The government’s logic for introducing a single ‘Bharat’ brand for all subsidized fertilizers being marketed by companies is as follows:

(1) Subsidies normalization

  • The maximum retail price of urea is currently fixed by the government, which compensates companies for the higher cost of manufacturing or imports incurred by them.
  • The MRPs of non-urea fertilizers are decontrolled.
  • But companies cannot avail of subsidy if they sell at MRPs higher than that informally indicated by the government.
  • Simply put, there are some 26 fertilizers (inclusive of urea), on which government bears subsidy and also effectively decides the MRPs;

(2) Harmonizing markets

  • Besides paying subsidies to companies for the cost of production, the government also pays manufacturers freight subsidies- or the cost of ferrying their products to the end-user.
  • So, another argument for the launch of single-brand fertilizers is to reduce transport subsidies, estimated to be over ₹6,000 crore per year. This is done through the Fertilizer (Movement) Control Order, 1973.

 (3) Reduce specific brand demands

  • Brand-wise demand for fertilizers in specific areas is one of the reasons for this movement. One rationale is that if manufacturers stop selling urea distinctively under individual brands, there would be no need for Indian Farmers Fertilizer Cooperative (IFFCO) to move fertilizers across states, thus reining in the fertilizer subsidy expenditure.

What can be the drawbacks of the scheme?

  • It may disincentivize fertilizer companies from undertaking marketing and brand promotion activities.
  • They will now be reduced to contract manufacturers and importers for the government. Any company’s strength ultimately is its brands and farmer trust built over decades.
  • Currently, in case of any bag or batch of fertilizers not meeting the required standards, the blame is put on the company. But now, that may be passed on fully to the government. 
  • A government brand will add another layer of regulation to the fertilizer manufacturing sector where almost every aspect- from product pricing to cost structure to geographical distribution and sale- is controlled by the government.

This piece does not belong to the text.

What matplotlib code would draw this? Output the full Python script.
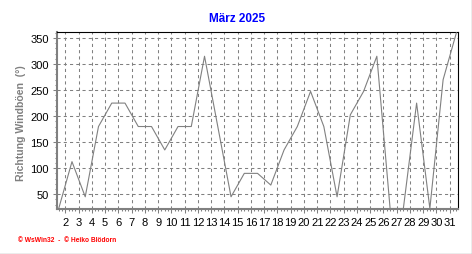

Other steps taken by Government in the fertilizer sector

Nutrient Based Subsidy scheme

  • Under the NBS regime – fertilizers are provided to the farmers at subsidized rates based on the nutrients (N, P, K & S) contained in these fertilizers.
  • Also, fertilizers that are fortified with secondary and micronutrients such as molybdenum (Mo) and zinc are given additional subsidies.
  • The subsidy on Phosphatic and Potassic (P&K) fertilizers is announced by the Government on an annual basis for each nutrient on a per kg basis – which is determined taking into account the international and domestic prices of P&K fertilizers, exchange rate, inventory level in the country etc.
  • NBS policy intends to increase the consumption of P&K fertilizers so that the optimum balance (N:P:K= 4:2:1) of NPK fertilization is achieved.

More Steps that can be taken

[A] Need to shift our focus to Bio-fertilizers

  • Bio-fertilizers are cheap, renewable, and eco-friendly, with great potential to supplement plant nutrients.
  • The use of biofertilizers is necessary to maintain soil health as more and more use of chemical fertilizers kills all the microorganisms available in the soil, which are so essential for maintaining soil health.

[B] Reduce consumption of high-analysis fertilizers

  • There is a need to cap or even reduce consumption of high-analysis fertilizers – particularly urea (46 per cent N content), DAP (18 per cent N and 46 per cent P) and MOP (60 per cent).
  • Incorporate urease and inhibition compounds in urea: This can be done by incorporating urease and nitrification inhibition compounds in urea.

[C] Revise nutrient application recommendations

  • Farmers need to know what is a suitable substitute for DAP and which NPK complex or organic manure can bring down their urea application from 2.5 to 1.5 bags per acre.
  • It calls for agriculture departments and universities not just to revisit their existing crop-wise nutrient application recommendations, but to disseminate this information to farmers in a campaign mode.

Way forward

  • Self-reliance: We need to be self-reliant and not depend on the import of fertilizers. In this way, we can escape the vagaries of high volatility in international prices. In this direction, five urea plants at Gorakhpur, Sindri, Barauni, Talcher, and Ramagundam are being revived in the public sector.
  • Extend the NBS model to urea: There is a need to extend the NBS model to urea and allow for price rationalization of urea compared to non-nitrogenous fertilizers and prices of crops.
  • Improve innovation: To scale up and improve innovations to develop alternative fertilizers.
  • Improve fertilizer efficiency:  India should pay attention to improving fertilizer efficiency through need-based use rather than broadcasting fertilizer in the field. The recently developed Nano urea by IFFCO shows promising results in reducing the usage of urea.

Conclusion

Thus, it can be concluded that the Indian fertilizer sector needs a structural overhaul from production to prices. In the current situation, the newly launch One Nation, One Fertilizer scheme along with the above-mentioned changes will go a long way in enhancing the productivity of agriculture, mitigating climate change, providing an alternative to chemical fertilizers and balancing the fiscal impact of fertilizer subsidy on the Union Budgets in the years to come.